Born of the Virgin Mary

“… Who was conceived by the Holy Spirit of the virgin Mary and was made man.” For centuries churches throughout the world have confessed this truth as a fundamental aspect of the Christian faith concerning Jesus Christ. This statement in the Nicene Creed summarizes what Luke records in Luke 1.26-38.

The virgin conception of Jesus takes center stage, you might say, in this passage. It is spoken of three times and is the literary center of the passage. Luke is drawing attention to it as a vital aspect of the gospel story. His emphasis on the virgin conception of Jesus tells us that everything Jesus will be and all that he will do hinges upon the truth of Mary’s virginity. This is not a sideline issue. It is integral to the gospel.

The story of the Messiah, the promised seed-son, must include this special conception. From the beginning God told us that his birth would be unusual. When God promised that he would defeat the serpent and his seed, it was said that it would be through the woman and her seed (Gen 3.15). That is unusual way to speak. The woman doesn’t have a “seed.” The man produces seed and gives it to the woman. The children born are his seed.

But the conception of the promised seed would have to be her seed; that is, a child conceived apart from a human father. Up to this point “miracle children” such as Isaac, though spectacular conceptions, were not the seed of the woman in the truest sense. They were all sons of fallen fathers. The seed of the woman, the one who would deal the death blow to the serpent’s seed, would have to be conceived in a different way.

Why? Because since the time of the fall of man, every son born through ordinary generation has been in the image of fallen Adam (cf. Gen 5.1ff.), and, thus, standing in need of salvation from sin’s corruption and guilt. If Jesus had been fathered by a son of Adam, he would have inherited the corruption of Adam. He would have been unclean.

The transmission of this uncleanness, this death is clear from the laws laid out in Leviticus 15. Emissions from the body, male or female, made that person unclean, anyone who came into contact with that person unclean, and just about anything that person touched unclean. Death spreads in the old creation, just like Paul says in Romans 5.12. Death resides in each of us and is exposed and passes to others through these emissions before the time of Christ.

In the ordinary process of conception, the male makes himself and the female unclean. He spreads the corruption of death. God’s people under law are reminded every time corruption takes place and they must go through cleansing rituals, that death reigns in the world. All of their offspring, all of their seed, are corrupted by death.

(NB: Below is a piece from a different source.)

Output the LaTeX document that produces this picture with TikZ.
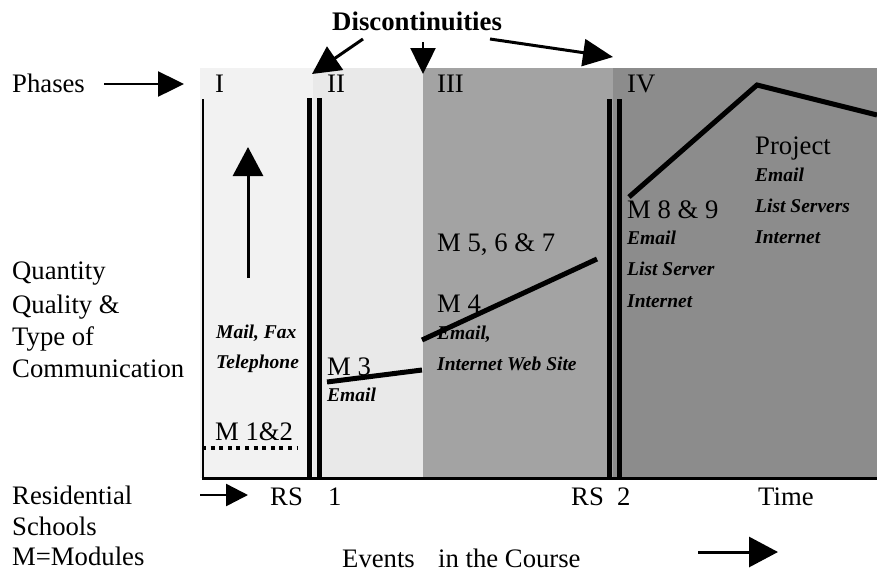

In order for Jesus to be the sacrifice for our sins, he himself couldn’t be just another one of us, corrupted by sin. He would have had to have had died for his own sins and could not have been our substitute.

The virgin conception of Jesus is vital to our salvation from sin. Because Jesus is not fathered by a son of Adam, he will not be in the corrupted image of Adam. He will be the image of his heavenly Father: without spot or blemish. As such he can be the lamb of God who takes away the sin of the world. If Jesus was not so conceived, then we are still in our sins.

As he is conceived, so we are conceived anew in him. The Holy Spirit abides in and continues to overshadow the virgin bride of Christ to conceive children who are new creation.